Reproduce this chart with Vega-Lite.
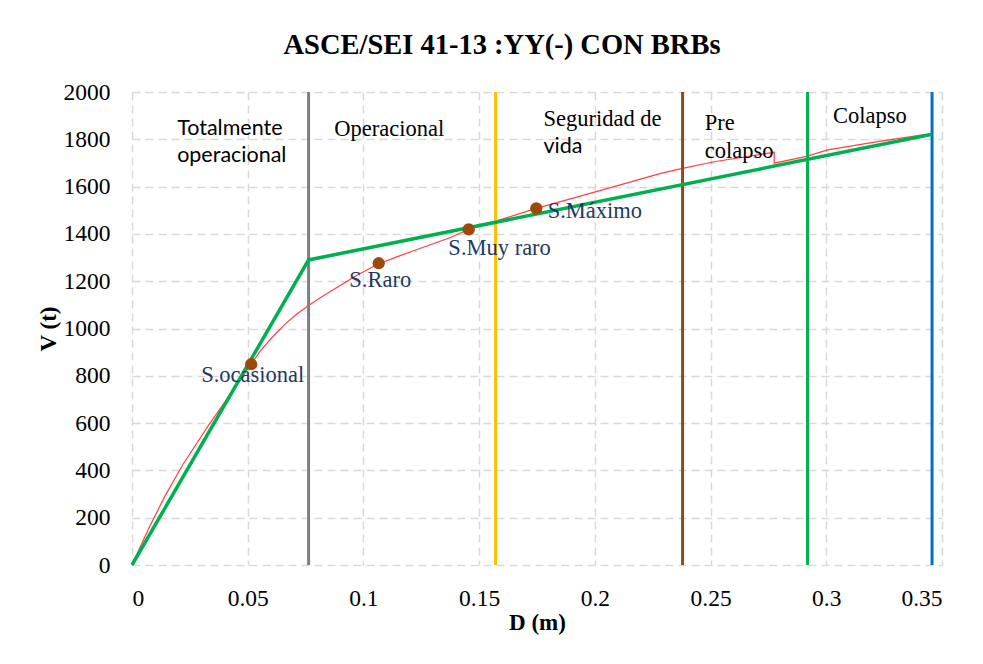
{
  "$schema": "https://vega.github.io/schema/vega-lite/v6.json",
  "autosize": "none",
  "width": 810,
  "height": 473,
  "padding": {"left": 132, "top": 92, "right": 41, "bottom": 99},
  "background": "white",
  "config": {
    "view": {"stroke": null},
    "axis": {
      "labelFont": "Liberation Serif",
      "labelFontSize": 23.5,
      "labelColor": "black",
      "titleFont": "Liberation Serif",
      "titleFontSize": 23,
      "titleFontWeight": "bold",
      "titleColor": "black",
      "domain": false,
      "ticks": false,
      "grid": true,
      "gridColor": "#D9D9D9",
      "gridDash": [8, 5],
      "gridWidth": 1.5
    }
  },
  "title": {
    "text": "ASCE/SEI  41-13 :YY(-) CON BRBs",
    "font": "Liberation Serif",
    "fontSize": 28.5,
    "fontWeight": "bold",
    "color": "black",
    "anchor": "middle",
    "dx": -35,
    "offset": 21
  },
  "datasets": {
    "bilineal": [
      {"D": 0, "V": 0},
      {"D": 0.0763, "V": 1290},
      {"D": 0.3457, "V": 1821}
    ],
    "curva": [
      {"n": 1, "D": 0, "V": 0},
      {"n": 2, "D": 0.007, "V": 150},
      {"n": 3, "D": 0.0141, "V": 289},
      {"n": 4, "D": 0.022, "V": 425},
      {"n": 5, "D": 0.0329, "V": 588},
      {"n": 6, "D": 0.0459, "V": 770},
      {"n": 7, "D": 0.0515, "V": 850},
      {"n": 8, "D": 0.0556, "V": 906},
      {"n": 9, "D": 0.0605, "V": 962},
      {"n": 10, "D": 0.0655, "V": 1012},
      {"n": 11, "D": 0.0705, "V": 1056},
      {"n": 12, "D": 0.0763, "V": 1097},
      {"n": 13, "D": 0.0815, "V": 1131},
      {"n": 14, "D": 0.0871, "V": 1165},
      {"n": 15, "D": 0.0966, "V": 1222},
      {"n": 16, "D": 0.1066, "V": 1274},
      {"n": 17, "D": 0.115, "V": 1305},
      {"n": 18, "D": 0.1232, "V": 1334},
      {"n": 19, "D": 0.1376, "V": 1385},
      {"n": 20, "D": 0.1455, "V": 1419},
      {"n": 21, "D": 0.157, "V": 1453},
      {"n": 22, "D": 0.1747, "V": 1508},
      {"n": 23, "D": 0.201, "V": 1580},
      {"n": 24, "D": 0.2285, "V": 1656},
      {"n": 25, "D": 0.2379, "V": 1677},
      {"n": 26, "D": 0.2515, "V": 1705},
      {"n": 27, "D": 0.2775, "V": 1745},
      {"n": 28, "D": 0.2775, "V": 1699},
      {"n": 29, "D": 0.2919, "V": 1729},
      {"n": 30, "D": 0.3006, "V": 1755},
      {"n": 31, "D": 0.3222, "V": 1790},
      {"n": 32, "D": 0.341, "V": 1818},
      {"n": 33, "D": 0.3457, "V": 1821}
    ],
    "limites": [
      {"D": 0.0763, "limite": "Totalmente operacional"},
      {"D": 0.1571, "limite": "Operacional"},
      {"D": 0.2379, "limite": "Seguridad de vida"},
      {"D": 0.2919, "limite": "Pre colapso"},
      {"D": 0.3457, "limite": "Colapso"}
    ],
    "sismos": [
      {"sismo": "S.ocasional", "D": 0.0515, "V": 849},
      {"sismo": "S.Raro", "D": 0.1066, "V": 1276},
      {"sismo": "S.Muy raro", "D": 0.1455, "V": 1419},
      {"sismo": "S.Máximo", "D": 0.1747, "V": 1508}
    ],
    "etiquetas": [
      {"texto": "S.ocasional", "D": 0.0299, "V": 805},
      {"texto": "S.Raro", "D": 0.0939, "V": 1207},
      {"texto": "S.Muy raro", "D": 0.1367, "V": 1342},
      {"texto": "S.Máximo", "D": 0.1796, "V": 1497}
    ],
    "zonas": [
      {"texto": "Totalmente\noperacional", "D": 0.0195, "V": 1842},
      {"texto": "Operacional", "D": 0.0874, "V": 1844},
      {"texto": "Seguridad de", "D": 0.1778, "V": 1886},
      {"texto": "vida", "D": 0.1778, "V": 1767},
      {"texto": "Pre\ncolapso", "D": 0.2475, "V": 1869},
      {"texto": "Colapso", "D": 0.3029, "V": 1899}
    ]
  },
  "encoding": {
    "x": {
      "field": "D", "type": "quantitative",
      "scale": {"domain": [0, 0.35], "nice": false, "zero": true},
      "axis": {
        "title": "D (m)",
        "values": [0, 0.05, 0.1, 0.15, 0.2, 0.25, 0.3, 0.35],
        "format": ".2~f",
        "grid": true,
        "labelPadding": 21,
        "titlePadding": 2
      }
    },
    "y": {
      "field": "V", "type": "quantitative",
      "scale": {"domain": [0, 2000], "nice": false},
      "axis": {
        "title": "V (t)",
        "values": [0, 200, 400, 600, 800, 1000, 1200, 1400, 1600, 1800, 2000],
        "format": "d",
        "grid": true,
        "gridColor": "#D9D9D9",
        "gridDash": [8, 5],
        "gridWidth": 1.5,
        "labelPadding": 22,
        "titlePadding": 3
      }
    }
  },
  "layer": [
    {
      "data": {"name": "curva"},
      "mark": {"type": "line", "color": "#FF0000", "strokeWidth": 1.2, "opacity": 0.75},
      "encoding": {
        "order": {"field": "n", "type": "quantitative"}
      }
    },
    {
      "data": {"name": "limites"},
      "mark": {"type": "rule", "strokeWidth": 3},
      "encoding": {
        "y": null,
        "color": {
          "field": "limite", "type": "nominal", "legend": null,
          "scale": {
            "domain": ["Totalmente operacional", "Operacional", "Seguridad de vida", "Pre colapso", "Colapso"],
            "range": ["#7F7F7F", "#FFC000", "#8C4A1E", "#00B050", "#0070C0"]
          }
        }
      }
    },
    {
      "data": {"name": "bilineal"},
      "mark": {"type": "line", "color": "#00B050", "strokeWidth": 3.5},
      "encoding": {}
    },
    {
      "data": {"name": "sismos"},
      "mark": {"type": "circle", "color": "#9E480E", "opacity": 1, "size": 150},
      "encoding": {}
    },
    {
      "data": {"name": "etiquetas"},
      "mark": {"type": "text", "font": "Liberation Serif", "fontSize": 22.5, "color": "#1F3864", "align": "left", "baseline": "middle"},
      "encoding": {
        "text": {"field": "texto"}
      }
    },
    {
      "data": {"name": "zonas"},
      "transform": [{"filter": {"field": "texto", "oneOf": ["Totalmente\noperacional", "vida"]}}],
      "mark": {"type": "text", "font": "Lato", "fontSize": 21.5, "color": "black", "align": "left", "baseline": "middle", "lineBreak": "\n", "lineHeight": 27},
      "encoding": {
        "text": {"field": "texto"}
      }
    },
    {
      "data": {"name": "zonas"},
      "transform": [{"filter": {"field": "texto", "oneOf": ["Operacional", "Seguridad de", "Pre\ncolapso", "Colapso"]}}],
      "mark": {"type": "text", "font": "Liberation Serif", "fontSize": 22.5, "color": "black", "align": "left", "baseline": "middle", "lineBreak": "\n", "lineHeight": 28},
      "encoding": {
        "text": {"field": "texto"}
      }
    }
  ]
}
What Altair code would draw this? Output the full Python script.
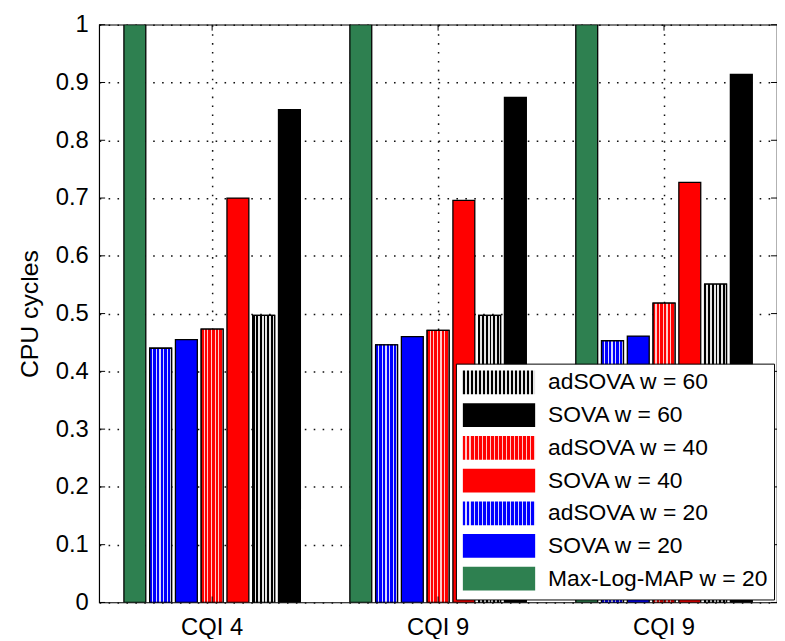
-------
**Task prompt:** What is needed is an exact reproduction of the data, pictures excluded.

**Task response:**
Reproduce this chart with Vega-Lite.
{
  "$schema": "https://vega.github.io/schema/vega-lite/v6.json",
  "autosize": "none",
  "width": 810,
  "height": 473,
  "padding": {"left": 132, "top": 92, "right": 41, "bottom": 99},
  "background": "white",
  "config": {
    "view": {"stroke": null},
    "axis": {
      "labelFont": "Liberation Serif",
      "labelFontSize": 23.5,
      "labelColor": "black",
      "titleFont": "Liberation Serif",
      "titleFontSize": 23,
      "titleFontWeight": "bold",
      "titleColor": "black",
      "domain": false,
      "ticks": false,
      "grid": true,
      "gridColor": "#D9D9D9",
      "gridDash": [8, 5],
      "gridWidth": 1.5
    }
  },
  "title": {
    "text": "ASCE/SEI  41-13 :YY(-) CON BRBs",
    "font": "Liberation Serif",
    "fontSize": 28.5,
    "fontWeight": "bold",
    "color": "black",
    "anchor": "middle",
    "dx": -35,
    "offset": 21
  },
  "datasets": {
    "bilineal": [
      {"D": 0, "V": 0},
      {"D": 0.0763, "V": 1290},
      {"D": 0.3457, "V": 1821}
    ],
    "curva": [
      {"n": 1, "D": 0, "V": 0},
      {"n": 2, "D": 0.007, "V": 150},
      {"n": 3, "D": 0.0141, "V": 289},
      {"n": 4, "D": 0.022, "V": 425},
      {"n": 5, "D": 0.0329, "V": 588},
      {"n": 6, "D": 0.0459, "V": 770},
      {"n": 7, "D": 0.0515, "V": 850},
      {"n": 8, "D": 0.0556, "V": 906},
      {"n": 9, "D": 0.0605, "V": 962},
      {"n": 10, "D": 0.0655, "V": 1012},
      {"n": 11, "D": 0.0705, "V": 1056},
      {"n": 12, "D": 0.0763, "V": 1097},
      {"n": 13, "D": 0.0815, "V": 1131},
      {"n": 14, "D": 0.0871, "V": 1165},
      {"n": 15, "D": 0.0966, "V": 1222},
      {"n": 16, "D": 0.1066, "V": 1274},
      {"n": 17, "D": 0.115, "V": 1305},
      {"n": 18, "D": 0.1232, "V": 1334},
      {"n": 19, "D": 0.1376, "V": 1385},
      {"n": 20, "D": 0.1455, "V": 1419},
      {"n": 21, "D": 0.157, "V": 1453},
      {"n": 22, "D": 0.1747, "V": 1508},
      {"n": 23, "D": 0.201, "V": 1580},
      {"n": 24, "D": 0.2285, "V": 1656},
      {"n": 25, "D": 0.2379, "V": 1677},
      {"n": 26, "D": 0.2515, "V": 1705},
      {"n": 27, "D": 0.2775, "V": 1745},
      {"n": 28, "D": 0.2775, "V": 1699},
      {"n": 29, "D": 0.2919, "V": 1729},
      {"n": 30, "D": 0.3006, "V": 1755},
      {"n": 31, "D": 0.3222, "V": 1790},
      {"n": 32, "D": 0.341, "V": 1818},
      {"n": 33, "D": 0.3457, "V": 1821}
    ],
    "limites": [
      {"D": 0.0763, "limite": "Totalmente operacional"},
      {"D": 0.1571, "limite": "Operacional"},
      {"D": 0.2379, "limite": "Seguridad de vida"},
      {"D": 0.2919, "limite": "Pre colapso"},
      {"D": 0.3457, "limite": "Colapso"}
    ],
    "sismos": [
      {"sismo": "S.ocasional", "D": 0.0515, "V": 849},
      {"sismo": "S.Raro", "D": 0.1066, "V": 1276},
      {"sismo": "S.Muy raro", "D": 0.1455, "V": 1419},
      {"sismo": "S.Máximo", "D": 0.1747, "V": 1508}
    ],
    "etiquetas": [
      {"texto": "S.ocasional", "D": 0.0299, "V": 805},
      {"texto": "S.Raro", "D": 0.0939, "V": 1207},
      {"texto": "S.Muy raro", "D": 0.1367, "V": 1342},
      {"texto": "S.Máximo", "D": 0.1796, "V": 1497}
    ],
    "zonas": [
      {"texto": "Totalmente\noperacional", "D": 0.0195, "V": 1842},
      {"texto": "Operacional", "D": 0.0874, "V": 1844},
      {"texto": "Seguridad de", "D": 0.1778, "V": 1886},
      {"texto": "vida", "D": 0.1778, "V": 1767},
      {"texto": "Pre\ncolapso", "D": 0.2475, "V": 1869},
      {"texto": "Colapso", "D": 0.3029, "V": 1899}
    ]
  },
  "encoding": {
    "x": {
      "field": "D", "type": "quantitative",
      "scale": {"domain": [0, 0.35], "nice": false, "zero": true},
      "axis": {
        "title": "D (m)",
        "values": [0, 0.05, 0.1, 0.15, 0.2, 0.25, 0.3, 0.35],
        "format": ".2~f",
        "grid": true,
        "labelPadding": 21,
        "titlePadding": 2
      }
    },
    "y": {
      "field": "V", "type": "quantitative",
      "scale": {"domain": [0, 2000], "nice": false},
      "axis": {
        "title": "V (t)",
        "values": [0, 200, 400, 600, 800, 1000, 1200, 1400, 1600, 1800, 2000],
        "format": "d",
        "grid": true,
        "gridColor": "#D9D9D9",
        "gridDash": [8, 5],
        "gridWidth": 1.5,
        "labelPadding": 22,
        "titlePadding": 3
      }
    }
  },
  "layer": [
    {
      "data": {"name": "curva"},
      "mark": {"type": "line", "color": "#FF0000", "strokeWidth": 1.2, "opacity": 0.75},
      "encoding": {
        "order": {"field": "n", "type": "quantitative"}
      }
    },
    {
      "data": {"name": "limites"},
      "mark": {"type": "rule", "strokeWidth": 3},
      "encoding": {
        "y": null,
        "color": {
          "field": "limite", "type": "nominal", "legend": null,
          "scale": {
            "domain": ["Totalmente operacional", "Operacional", "Seguridad de vida", "Pre colapso", "Colapso"],
            "range": ["#7F7F7F", "#FFC000", "#8C4A1E", "#00B050", "#0070C0"]
          }
        }
      }
    },
    {
      "data": {"name": "bilineal"},
      "mark": {"type": "line", "color": "#00B050", "strokeWidth": 3.5},
      "encoding": {}
    },
    {
      "data": {"name": "sismos"},
      "mark": {"type": "circle", "color": "#9E480E", "opacity": 1, "size": 150},
      "encoding": {}
    },
    {
      "data": {"name": "etiquetas"},
      "mark": {"type": "text", "font": "Liberation Serif", "fontSize": 22.5, "color": "#1F3864", "align": "left", "baseline": "middle"},
      "encoding": {
        "text": {"field": "texto"}
      }
    },
    {
      "data": {"name": "zonas"},
      "transform": [{"filter": {"field": "texto", "oneOf": ["Totalmente\noperacional", "vida"]}}],
      "mark": {"type": "text", "font": "Lato", "fontSize": 21.5, "color": "black", "align": "left", "baseline": "middle", "lineBreak": "\n", "lineHeight": 27},
      "encoding": {
        "text": {"field": "texto"}
      }
    },
    {
      "data": {"name": "zonas"},
      "transform": [{"filter": {"field": "texto", "oneOf": ["Operacional", "Seguridad de", "Pre\ncolapso", "Colapso"]}}],
      "mark": {"type": "text", "font": "Liberation Serif", "fontSize": 22.5, "color": "black", "align": "left", "baseline": "middle", "lineBreak": "\n", "lineHeight": 28},
      "encoding": {
        "text": {"field": "texto"}
      }
    }
  ]
}
What Altair code would draw this? Output the full Python script.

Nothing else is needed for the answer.